Europe is an economic success, and that success shows that social democracy works.
Since 1980 -- when our politics took a sharp turn to the right, while Europe's didn't -- America's real G.D.P. has grown, on average, 3 percent per year. Meanwhile, the E.U. 15 -- the bloc of 15 countries that were members of the European Union before it was enlarged to include a number of former Communist nations -- has grown only 2.2 percent a year. America rules!
Or maybe not. All this really says is that we've had faster population growth. Since 1980, per capita real G.D.P. -- which is what matters for living standards -- has risen about the same rate in America and in the E.U. 15: 1.95 percent a year here; 1.83 percent there.Seems interesting and perhaps surprising, but wait. Think about it.
First off, in 1981, not 1980, we stopped moving deeper into socialism, but we did almost nothing to reverse it. In 1988, we restarted our momentum down the socialist path under the first President Bush with President Clinton and then the second President Bush continuing the slide into the numbing clutches of socialism. We now have the highest corporate tax in the world, excepting Japan whose corporate tax will be lower than ours starting in 2011. Meanwhile, many of the European countries have been reducing their corporate taxes and many other business taxes. Some have adopted flat rate income taxes with growth rates increasing as a result. Many of the nations have returned state-run enterprises to the private sector. Yes, there are many legacies of socialism in Europe and yes, they are still enamored of it in many ways. At the same time, they have come to understand that there are economic penalties associated with it and they have backed off from socialism somewhat. The effects of the long term legacy of socialism are stronger in the comparison between the U.S. and Europe than have been the effects only compared in the window since 1980 as Krugman does.
There are other problems in the comparison. One is that our population growth is not just a variable in need of correction. It is due to Americans having a more positive view of the future, which the socialist environment seems to kill off. This makes it more tempting to have children. It is also due to the fact that we allow very high levels of immigration to the U.S. and many of our immigrants are very poor as they begin their life here. Many take years to learn the skills that native Americans have. But, let us leave this caveat aside and look at the more meaningful per capita GDP numbers corrected for Purchasing Power Parity (PPP). This information is available at a Blog called Political Calculations in a post entitled Battle of the Titans: U.S. vs E.U. GDP per Capita, 2008.
We find there that:
United States 2008 GDP-PPP is $45,588.10
European Union 2008 GDP-PPP is $31,182.49
The U.S. beats the complete E.U. by miles and miles, or more than 46%! But this is not what Krugman was comparing. He left out the newer members of the E.U. to exclude those most hurt by their prior experience with socialism. So let us look at the results on a country by country and a state by state basis while ordering them together, with the E.U. countries in red (note that Norway and Switzerland are not E.U. countries) in the table at the end of this article.

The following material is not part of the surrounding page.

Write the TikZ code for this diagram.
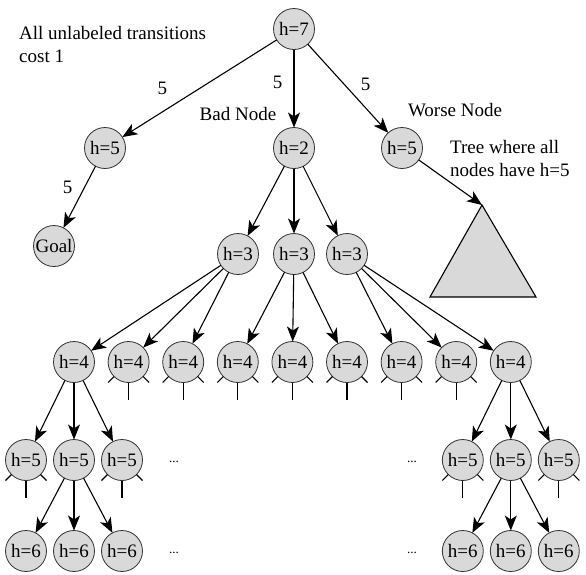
\documentclass[tikz,border=0pt]{standalone}
\usepackage{fontspec}
\setmainfont{Liberation Serif}
\usetikzlibrary{arrows.meta,positioning}

\begin{document}
\begin{tikzpicture}[
			x=1pt, y=-1pt,
			state/.style={
				circle,
				draw=black!80,
				line width=0.8pt,
				fill=black!15,
				minimum size=41pt,
				inner sep=0pt,
				outer sep=0pt,
				font=\fontsize{19}{23}\selectfont
			},
			note/.style={
				inner sep=0pt,
				align=left,
				font=\fontsize{19}{23.5}\selectfont
			},
			cost/.style={
				inner sep=0pt,
				font=\fontsize{19}{23}\selectfont
			},
			more/.style={
				inner sep=0pt,
				font=\fontsize{13}{13}\selectfont
			},
			arrow/.style={
				-{Stealth[length=15pt,width=12pt,inset=4pt]},
				line width=1.1pt,
				draw=black
			},
			stub/.style={
				line width=1.1pt,
				draw=black
			}
			]
			\useasboundingbox (0,0) rectangle (586,574);
			
			% oben
			\node[state] (r7) at (294,29) {h=7};
			\node[state, below=78pt of r7] (bad) {h=2};
			\node[state, left=148pt of bad] (a5) {h=5};
			\node[state, right=67pt of bad] (worse) {h=5};
			\node[state] (goal) at (54,246) {Goal};
			\coordinate (apex) at (482,205);
			\draw[line width=1.1pt, fill=black!15] (apex) -- (536,297) -- (430,297) -- cycle;
			
			% h=3
			\node[state, below=65pt of bad] (c2) {h=3};
			\node[state, left=15pt of c2] (c1) {h=3};
			\node[state, right=12pt of c2] (c3) {h=3};
			
			% h=4
			\node[state] (d1) at (74,362) {h=4};
			\node[state, right=13.6pt of d1] (d2) {h=4};
			\node[state, right=13.6pt of d2] (d3) {h=4};
			\node[state, right=13.6pt of d3] (d4) {h=4};
			\node[state, right=13.6pt of d4] (d5) {h=4};
			\node[state, right=13.6pt of d5] (d6) {h=4};
			\node[state, right=13.6pt of d6] (d7) {h=4};
			\node[state, right=13.6pt of d7] (d8) {h=4};
			\node[state, right=13.6pt of d8] (d9) {h=4};
			
			% h=5
			\node[state, below=57pt of d1] (e2) {h=5};
			\node[state, left=7pt of e2] (e1) {h=5};
			\node[state, right=7pt of e2] (e3) {h=5};
			\node[state, below=57pt of d9] (e5) {h=5};
			\node[state, left=7pt of e5] (e4) {h=5};
			\node[state, right=7pt of e5] (e6) {h=5};
			
			% h=6
			\node[state, below=50pt of e1] (f1) {h=6};
			\node[state, below=50pt of e2] (f2) {h=6};
			\node[state, below=50pt of e3] (f3) {h=6};
			\node[state, below=50pt of e4] (f4) {h=6};
			\node[state, below=50pt of e5] (f5) {h=6};
			\node[state, below=50pt of e6] (f6) {h=6};
			
			% Texte
			\node[note, anchor=north west] (hint) at (19,26) {All unlabeled transitions\\cost 1};
			\node[note, anchor=base] (badlbl) at (238,120) {Bad Node};
			\node[note, anchor=base] (worselbl) at (455,116) {Worse Node};
			\node[note, anchor=north west] (treelbl) at (450,140) {Tree where all\\nodes have h=5};
			\node[more, anchor=base] (dotsa) at (174,462) {...};
			\node[more, anchor=base] (dotsb) at (412,462) {...};
			\node[more, anchor=base] (dotsc) at (174,553) {...};
			\node[more, anchor=base] (dotsd) at (412,553) {...};
			
			% Pfeile
			\draw[arrow] (r7) -- node[cost, pos=0.74, above=16.5pt] {5} (a5);
			\draw[arrow] (r7) -- node[cost, pos=0.42, left=11pt] {5} (bad);
			\draw[arrow] (r7) -- node[cost, pos=0.72, above=17pt] {5} (worse);
			\draw[arrow] (a5) -- node[cost, pos=0.35, left=11.5pt] {5} (goal);
			\draw[arrow] (worse) -- (apex);
			\foreach \a/\b in {bad/c1, bad/c2, bad/c3,
				c1/d1, c1/d2, c1/d3, c2/d4, c2/d5, c2/d6, c3/d7, c3/d8, c3/d9,
				d1/e1, d1/e2, d1/e3, d9/e4, d9/e5, d9/e6,
				e2/f1, e2/f2, e2/f3, e5/f4, e5/f5, e5/f6}
				\draw[arrow] (\a) -- (\b);
			
			% offene Enden
			\foreach \n in {d2,d3,d4,d5,d6,d7,d8,e1,e3,e4,e6} {
				\draw[stub] (\n.south west) -- ++(-6,6);
				\draw[stub] (\n.south) -- ++(0,17);
				\draw[stub] (\n.south east) -- ++(6,6);
			}
		\end{tikzpicture}
\end{document}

Luxembourg does well and beats the U.S. average, but it comes in behind the District of Columbia and has a bit less than half the GDP-PPP of D.C. and it has a smaller population, so it does not raise the E.U. result relative to the U.S. The next country on the list is Ireland, which comes in just behind the U.S. average of $45,588.10 with $45,475.12. Then the Netherlands and Austria manage to beat 16 states. Sweden, which has made a strong reversal of its socialist model lately, beats out the nine poorest U.S. states, but loses to the Okies! The United Kingdom only beats seven states, finishing behind Montana. Germany beats only five states and loses to Alabama. France and Italy can only beat Mississippi! None of the other countries of the E.U. can beat any state of the U.S.
So despite the fact that many of the European countries have been backing away from socialism and the U.S. has been moving deeper into its clutches, the standard of living in the U.S. is clearly much higher than that of Europeans with their long history of embracing socialism, even gussied up as social democracy. The upcoming election should slow down our present slid deeper into the quagmire of socialism. As the table below makes clear, you have to weigh a horror of seeing anyone around you who is better off materially than you are very heavily to find any reason to think socialism will give you a higher standard of living. I do not believe any thinking Americans really want to trade places with European countries on this list and we should be able to agree that the Paul Krugman claim is false.